Benefits of Automation
Safety
The safety benefits of automated vehicles are paramount. Automated vehicles’ potential to save lives and reduce injuries is rooted in one critical and tragic fact: 94 percent of serious crashes are due to human error. Automated vehicles have the potential to remove human error from the crash equation, which will help protect drivers and passengers, as well as bicyclists and pedestrians. When you consider more than 35,092 people died in motor vehicle-related crashes in the U.S. in 2015, you begin to grasp the lifesaving benefits of driver assistance technologies.
Economic and Societal Benefits
Automated vehicles could deliver additional economic and additional societal benefits. A NHTSA study showed motor vehicle crashes in 2010 cost $242 billion in economic activity, including $57.6 billion in lost workplace productivity, and $594 billion due to loss of life and decreased quality of life due to injuries. Eliminating the vast majority of motor vehicle crashes could erase these costs.
Efficiency and Convenience
Roads filled with automated vehicles could also cooperate to smooth traffic flow and reduce traffic congestion. Americans spent an estimated 6.9 billion hours in traffic delays in 2014, cutting into time at work or with family, increasing fuel costs and vehicle emission.

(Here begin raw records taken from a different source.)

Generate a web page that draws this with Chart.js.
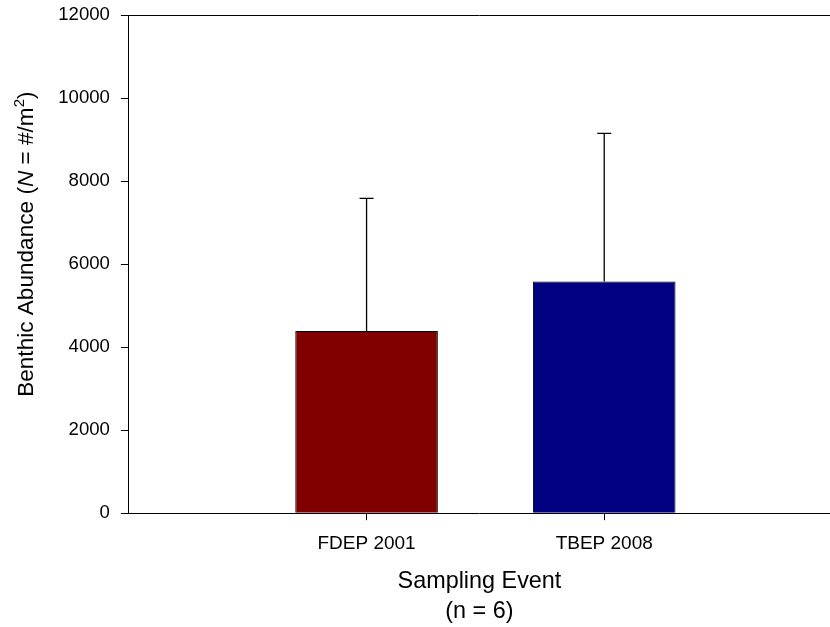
<!DOCTYPE html>
<html>
<head>
<meta charset="utf-8">
<script src="https://cdn.jsdelivr.net/npm/chart.js@4.4.0/dist/chart.umd.min.js"></script>
<style>
    html, body { margin: 0; padding: 0; background: #fff; overflow: hidden; }
    canvas { display: block; }
</style>
</head>
<body>
<canvas id="chart" width="830" height="627"></canvas>
<script>
// data
const categories = ['FDEP 2001', 'TBEP 2008'];
const abundance = [4390, 5580];
const stdDev = [3195, 3570];
const barColors = ['#800000', '#000080'];
const yTicks = [0, 2000, 4000, 6000, 8000, 10000, 12000];

const FONT = '"Liberation Sans", Arial, sans-serif';

// positions of bars on the x scale (1, 2, ...)
function catPos(i) {
    return i + 1;
}

const errorBars = {
    id: 'errorBars',
    afterDatasetsDraw(chart) {
        const ctx = chart.ctx;
        const xs = chart.scales.x;
        const ys = chart.scales.y;
        ctx.save();
        ctx.strokeStyle = '#000';
        ctx.lineWidth = 1.3;
        for (let i = 0; i < categories.length; i++) {
            const x = xs.getPixelForValue(catPos(i));
            const yBar = ys.getPixelForValue(abundance[i]);
            const yTop = ys.getPixelForValue(abundance[i] + stdDev[i]);
            ctx.beginPath();
            ctx.moveTo(x, yBar);
            ctx.lineTo(x, yTop);
            ctx.moveTo(x - 7, yTop);
            ctx.lineTo(x + 7, yTop);
            ctx.stroke();
        }
        ctx.restore();
    }
};

// y title with italic N and superscript 2
const yTitle = {
    id: 'yTitle',
    afterDraw(chart) {
        const ctx = chart.ctx;
        const area = chart.chartArea;
        const size = 22.6;
        const parts = [
            {t: 'Benthic Abundance (', f: size + 'px ' + FONT, dy: 0},
            {t: 'N', f: 'italic ' + size + 'px ' + FONT, dy: 0},
            {t: ' = #/m', f: size + 'px ' + FONT, dy: 0},
            {t: '2', f: Math.round(size * 0.65) + 'px ' + FONT, dy: -9},
            {t: ')', f: size + 'px ' + FONT, dy: 0}
        ];
        let total = 0;
        parts.forEach(p => {
            ctx.font = p.f;
            p.w = ctx.measureText(p.t).width;
            total += p.w;
        });
        const cy = area.top + (area.bottom - area.top) * 0.46;
        ctx.save();
        ctx.translate(33, cy);
        ctx.rotate(-Math.PI / 2);
        ctx.fillStyle = '#000';
        ctx.textBaseline = 'alphabetic';
        ctx.textAlign = 'left';
        let x = -total / 2;
        parts.forEach(p => {
            ctx.font = p.f;
            ctx.fillText(p.t, x, p.dy);
            x += p.w;
        });
        ctx.restore();
    }
};

new Chart(document.getElementById('chart'), {
    type: 'bar',
    data: {
        datasets: [{
            data: categories.map((c, i) => ({x: catPos(i), y: abundance[i]})),
            backgroundColor: barColors,
            borderColor: '#000',
            borderWidth: 1,
            barPercentage: 0.6,
            categoryPercentage: 1
        }]
    },
    options: {
        responsive: false,
        animation: false,
        layout: {
            padding: {left: 47.2, top: 15, right: 0, bottom: 0}
        },
        plugins: {
            legend: {display: false},
            tooltip: {enabled: false}
        },
        scales: {
            x: {
                type: 'linear',
                position: 'bottom',
                min: 0,
                max: 2.95,
                offset: false,
                afterBuildTicks: (scale) => {
                    scale.ticks = categories.map((c, i) => ({value: catPos(i)}));
                },
                ticks: {
                    font: {family: FONT, size: 19},
                    color: '#000',
                    padding: 12,
                    maxRotation: 0,
                    callback: (v) => categories[v - 1] || ''
                },
                grid: {
                    offset: false,
                    drawOnChartArea: false,
                    drawTicks: true,
                    tickLength: 7,
                    color: '#000'
                },
                border: {display: true, color: '#000', width: 1},
                title: {
                    display: true,
                    text: ['Sampling Event', '(n = 6)'],
                    color: '#000',
                    font: {family: FONT, size: 23.4, lineHeight: '30px'},
                    padding: {top: 0, bottom: 0}
                }
            },
            x2: {
                type: 'linear',
                position: 'top',
                min: 0,
                max: 1,
                ticks: {display: false},
                grid: {display: false, drawTicks: false},
                border: {display: true, color: '#000', width: 1}
            },
            y: {
                min: 0,
                max: 12000,
                afterBuildTicks: (scale) => {
                    scale.ticks = yTicks.map(v => ({value: v}));
                },
                afterFit: (scale) => {
                    // top label may hang over the padding, as in the original
                    scale.paddingTop = 0;
                },
                ticks: {
                    font: {family: FONT, size: 18.6},
                    color: '#000',
                    padding: 11,
                    callback: (v) => String(v)
                },
                grid: {
                    drawOnChartArea: false,
                    drawTicks: true,
                    tickLength: 8,
                    color: '#000'
                },
                border: {display: true, color: '#000', width: 1}
            }
        }
    },
    plugins: [errorBars, yTitle]
});
</script>
</body>
</html>
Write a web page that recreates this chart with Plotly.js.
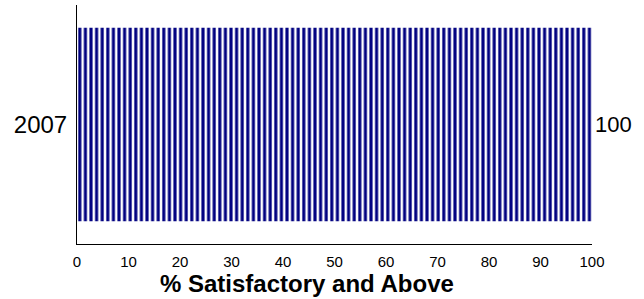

With automated vehicles, the time and money spent commuting could be put to better use. A recent study stated that automated vehicles could free up as much as 50 minutes each day that had previously been dedicated to driving.
Mobility
While its full societal benefits are difficult to project, the trans-formative potential of automated vehicles and their driver assistance features can also be understood by reviewing U.S. demographics and the communities these technologies could help to support.
For example, automated vehicles may also provide new mobility options to millions more Americans. Today there are 49 million Americans over age 65 and 53 million people have some form of disability.
In many places across the country employment or independent living rests on the ability to drive. Automated vehicles could extend that kind of freedom to millions more. One study suggests that automated vehicles could create new employment opportunities for approximately 2 million people with disabilities.